Lei ha in mano i destini particolari di ognuno di loro; può giocare con le loro misere esistenze; può sconvolgere i piani che ciascuno di loro si era posto, rendendo così impossibile qualsiasi pretesa di razionalizzare e ordinare la propria vita. Ecate ha in mano i desideri e le aspirazioni degli uomini incorsi sulle sue vie: d’ora in poi ogni desiderio della dea diventa quello del personaggio a cui si riferisce, cosicchè non si è più padroni assoluti del proprio esistere, ma meri pedoni, meri automi, nella scacchiera del gioco divino.

Quello che affascina di tale racconto, e che sottolinea la bravura e la maestria dell’autore, è il complesso intreccio, il fitto legame che scorre tra mitologia e realtà, tra mondo dell’esperienza quotidiana e mondo di ciò che appartiene alle credenze mitiche. Ovvero quel legame stretto tra mondo sensibile e mondo sovrasensibile.
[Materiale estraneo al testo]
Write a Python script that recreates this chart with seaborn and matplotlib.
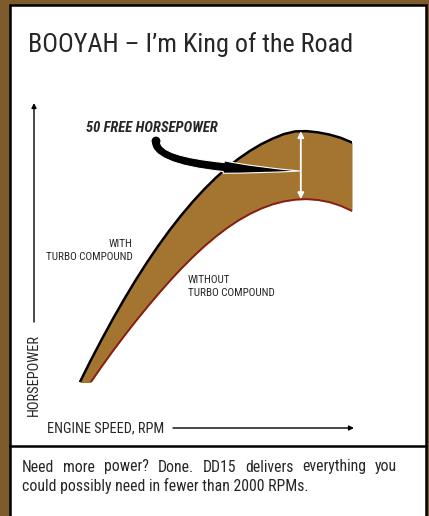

Nella mitologia greco-romana Ecate è la regina dei demoni malvagi, dei fantasmi, della notte e delle arti magiche, capace di accompagnare i vivi nel regno dei morti (era infatti una divinità psicopompa). La sua torcia illumina il cammino che i vivi fanno per entrare nel regno delle tenebre e della morte… incontrarla infatti significava essere arrivati alla propria fine. Nell’iconografia classica viene raffigurata come una triade di donne ognuna con un significato particolare: la giovane con il coltello ha il compito di recidere il cordone della vita e il serpente che l’avvolge è simbolo del passaggio dalla vita piena, vissuta alla vita nell’aldilà; l’adulta con la corona e la fiaccola accompagna le anime nel regno dei morti; infine l’anziana ha le chiavi che introducono dentro il regno degli inferi.

Ecco allora raccolte sotto un’unica entità tre grandi compiti a cui sottostà Ecate: Moira, Traghettatrice e Custode. È piena di fascino anche la teoria che interpreta i tre sguardi delle donne che compongono Ecate, e secondo la quale sarebbero tre i modi di approcciarsi al fenomeno-morte: in gioventù dominerebbe un’inconsapevolezza e una spensieratezza che tende ad occultare la morte (si pensi a Dario e Alberto); da adulti si cerca di allontanare il pensiero della propria fine, affrontandolo però con più consapevolezza e maturità; infine nella vecchiaia si  raggiunge un livello ulteriore di rispetto e timore verso la morte, vista e percepita come imminente nell’orizzonte esistenziale (si pensi alla misteriosa figura del Conte, che proprio per la sua età riversa nei confronti della dea un timore reverenziale, tanto da dedicare alla sua statua un’intera stanza della propria villa).

Con uno stile limpido, diretto, coinvolgente, Vito Santoro ci consegna un brillante capolavoro dai tratti noir che lascia tutti col fiato sospeso. Dall’inizio alla fine del romanzo ci si sente immersi in prima persona nei destini e nelle vicende che capitano ai personaggi, provando le loro stesse emozioni, sofferenze, stati d’animo.

La grandezza dell’autore si vede anche nel modo con cui dipinge e organizza la storia: fornisce al lettore piste da seguire, indizi, prove su cui riflettere, presenta personaggi che all’apparenza sono in un modo ma nascondono in sé segreti e lati oscuri; tutto inizia in un modo ma poi con lo svolgersi della vicenda si trasforma in altro, lasciando il lettore senza fiato. Quegli stessi personaggi che erano partiti come carnefici, inseguitori e assassini gli uni degli altri, si ritrovano alla fine come vittime sacrificali di un gioco perverso e oscuro diretto dalla spietata Ecate.